Mercury is tidally locked in a 3:2 spin-orbit resonance with the sun. Other resonances like 1:1, 2:1, 5:2 can occur as well. Many objects, like the moons of Jupiter, are locked in mean-motion resonance, meaning that each object orbits an integer amount of orbits for each integer amount of orbits its neighbors complete. This means that the system is very stable and will return its initial state eventually.
I was wondering if a member of a resonance chain could be locked into a higher order, non 1:1 spin-orbit resonance with it parent, while still being in mean-moton resonance with the other planets?
Specifically, I was wondering if this roughly drafted system is realistic?
- Valhalla A: early F-type star
- Valhalla b: super-earth, lava world with sodium atmosphere
- Valhalla c: super-earth, lava world with frozen nightside
- Valhalla d: ice-giant, helium dominated atmosphere due to proximity to the sun
- Valhalla e: super-earth, carbon-planet that formed due to a variation in the composition of the protoplanetary disc
- Valhalla f: gas-giant in the habitable zone, almost 9 $Mj$
Valhalla b to e are really tightly grouped close to the star in mean-motion resonance.
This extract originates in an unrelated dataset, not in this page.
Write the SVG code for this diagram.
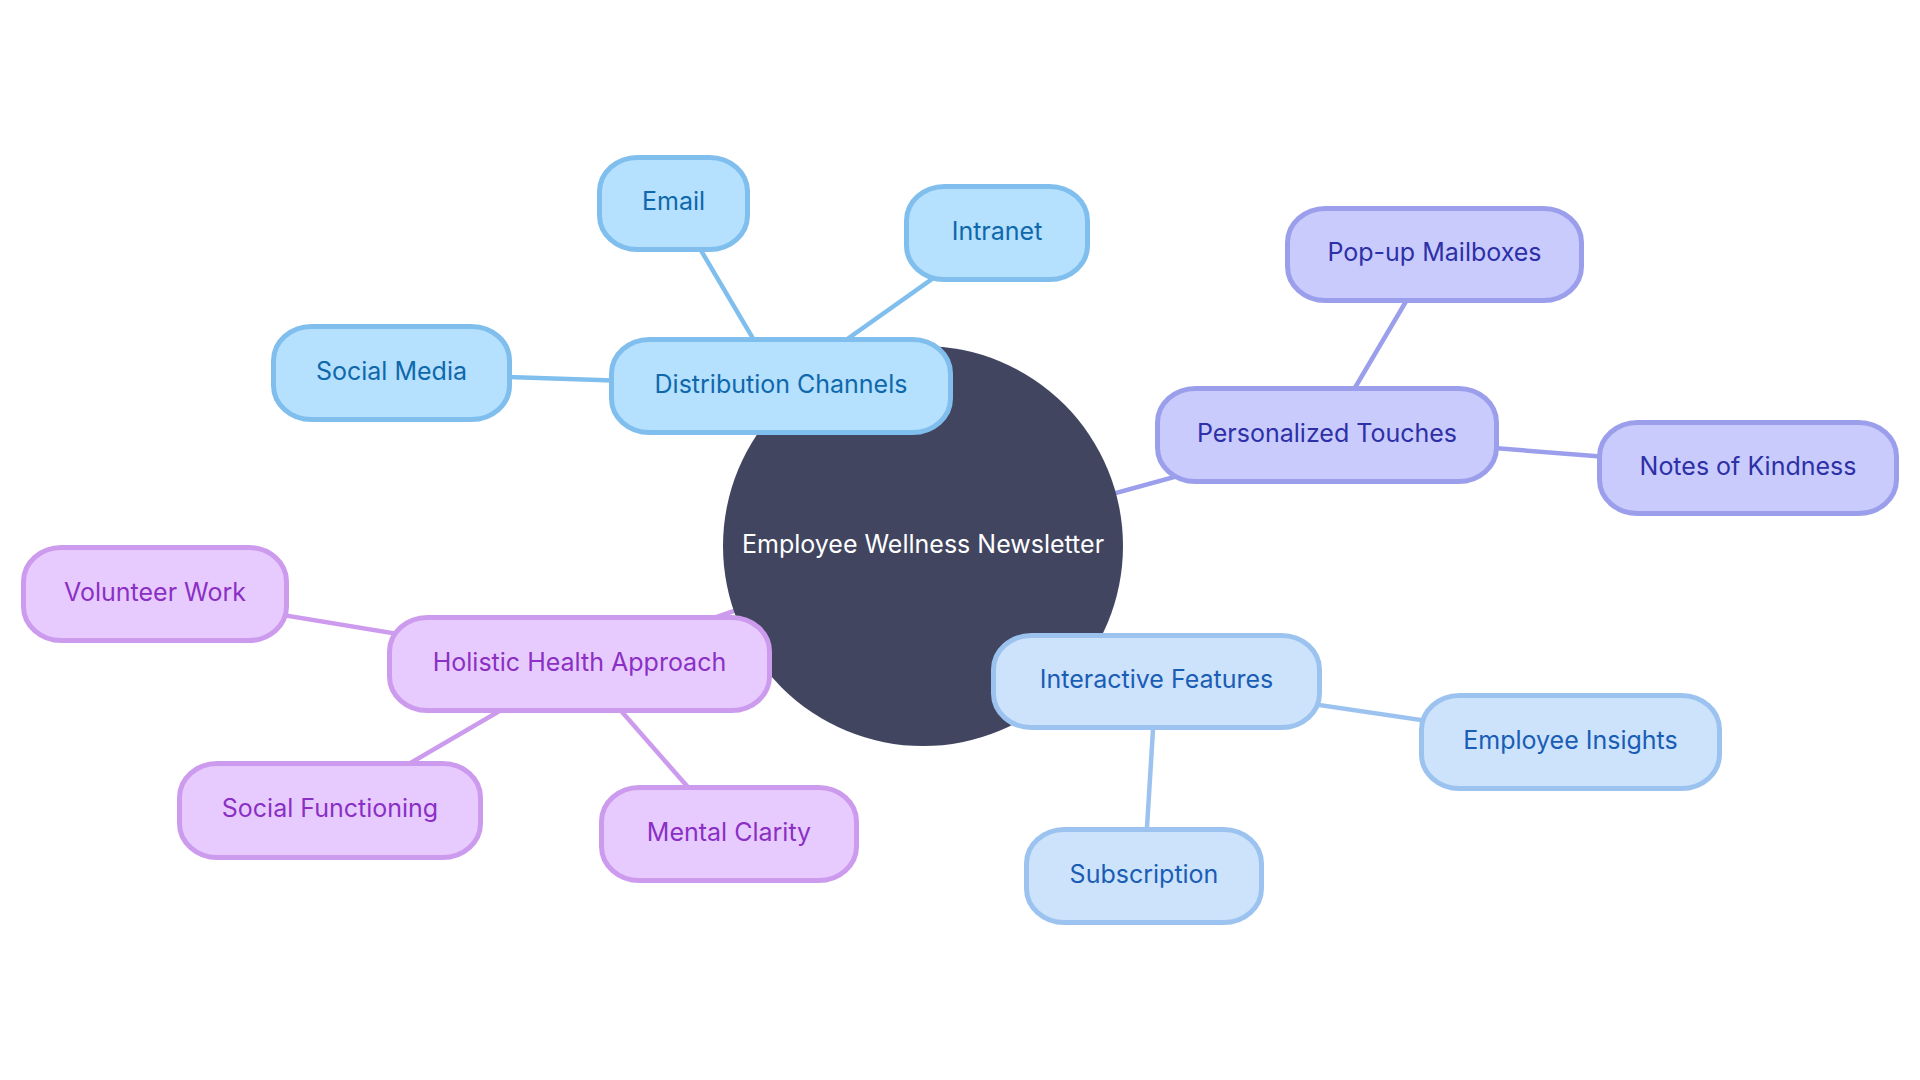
<svg xmlns="http://www.w3.org/2000/svg" width="1920" height="1080" viewBox="0 0 1920 1080">
<style>
.t{font-family:Inter,"Noto Sans","Liberation Sans",sans-serif;font-size:25px;text-anchor:middle;dominant-baseline:central}
.n rect{stroke-width:5}
.c1 rect{fill:#b5e0fe;stroke:#80bfed}.c1 text{fill:#0f68ab}
.c2 rect{fill:#c9cbfd;stroke:#9b9feb}.c2 text{fill:#2d30a6}
.c3 rect{fill:#cde3fb;stroke:#9cc3ef}.c3 text{fill:#1a5db5}
.c4 rect{fill:#e8cbfe;stroke:#cd9bee}.c4 text{fill:#8a30c4}
.e line{stroke-width:4.5;stroke-linecap:round}
.e1{stroke:#80bfed}.e2{stroke:#9b9feb}.e3{stroke:#9cc3ef}.e4{stroke:#cd9bee}
</style>
<rect width="1920" height="1080" fill="#ffffff"/>
<g id="connectors" class="e">
<line class="e1" x1="923" y1="546" x2="781" y2="386"/>
<line class="e1" x1="781" y1="386" x2="673" y2="203"/>
<line class="e1" x1="781" y1="386" x2="997" y2="233"/>
<line class="e1" x1="781" y1="386" x2="391" y2="373"/>
<line class="e2" x1="923" y1="546" x2="1327" y2="435"/>
<line class="e2" x1="1327" y1="435" x2="1434" y2="254"/>
<line class="e2" x1="1327" y1="435" x2="1748" y2="468"/>
<line class="e3" x1="923" y1="546" x2="1156" y2="681"/>
<line class="e3" x1="1156" y1="681" x2="1570" y2="742"/>
<line class="e3" x1="1156" y1="681" x2="1144" y2="876"/>
<line class="e4" x1="923" y1="546" x2="580" y2="664"/>
<line class="e4" x1="580" y1="664" x2="155" y2="594"/>
<line class="e4" x1="580" y1="664" x2="330" y2="810"/>
<line class="e4" x1="580" y1="664" x2="729" y2="834"/>
</g>
<g id="root">
<circle cx="923" cy="546" r="200" fill="#414560"/>
<text class="t" x="923" y="544" fill="#ffffff">Employee Wellness Newsletter</text>
</g>
<g id="distribution" class="n c1"><rect x="611.5" y="339.5" width="339" height="93" rx="38" ry="34"/><text class="t" x="781" y="384">Distribution Channels</text></g>
<g id="email" class="n c1"><rect x="599.5" y="157.5" width="148" height="92" rx="38" ry="34"/><text class="t" x="673.5" y="201">Email</text></g>
<g id="intranet" class="n c1"><rect x="906.5" y="186.5" width="181" height="93" rx="38" ry="34"/><text class="t" x="997" y="231">Intranet</text></g>
<g id="socialmedia" class="n c1"><rect x="273.5" y="326.5" width="236" height="93" rx="38" ry="34"/><text class="t" x="391.5" y="371">Social Media</text></g>
<g id="personalized" class="n c2"><rect x="1157.5" y="388.5" width="339" height="93" rx="38" ry="34"/><text class="t" x="1327" y="433">Personalized Touches</text></g>
<g id="popup" class="n c2"><rect x="1287.5" y="208.5" width="294" height="92" rx="38" ry="34"/><text class="t" x="1434.5" y="252">Pop-up Mailboxes</text></g>
<g id="notes" class="n c2"><rect x="1599.5" y="422.5" width="297" height="91" rx="38" ry="34"/><text class="t" x="1748" y="466">Notes of Kindness</text></g>
<g id="interactive" class="n c3"><rect x="993.5" y="635.5" width="326" height="92" rx="38" ry="34"/><text class="t" x="1156.5" y="679">Interactive Features</text></g>
<g id="insights" class="n c3"><rect x="1421.5" y="695.5" width="298" height="93" rx="38" ry="34"/><text class="t" x="1570.5" y="740">Employee Insights</text></g>
<g id="subscription" class="n c3"><rect x="1026.5" y="829.5" width="235" height="93" rx="38" ry="34"/><text class="t" x="1144" y="874">Subscription</text></g>
<g id="holistic" class="n c4"><rect x="389.5" y="617.5" width="380" height="93" rx="38" ry="34"/><text class="t" x="579.5" y="662">Holistic Health Approach</text></g>
<g id="volunteer" class="n c4"><rect x="23.5" y="547.5" width="263" height="93" rx="38" ry="34"/><text class="t" x="155" y="592">Volunteer Work</text></g>
<g id="socialfunc" class="n c4"><rect x="179.5" y="763.5" width="301" height="94" rx="38" ry="34"/><text class="t" x="330" y="808">Social Functioning</text></g>
<g id="mental" class="n c4"><rect x="601.5" y="787.5" width="255" height="93" rx="38" ry="34"/><text class="t" x="729" y="832">Mental Clarity</text></g>
</svg>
All of them are locked in a 1:1 spin-orbit resonance, except for Valhalla e, which is in a Mercury like 3:2 spin-orbit resonance. I was wondering if Valhalla f, could explain this state of the inner system. It has herded the planets together so close to the star and interacts with Valhalla e so that it is more eccentric than the other planets. Is that a believable and stable setup?
The structure of the system is supposed to be similar to the innermost system of Kepler 90.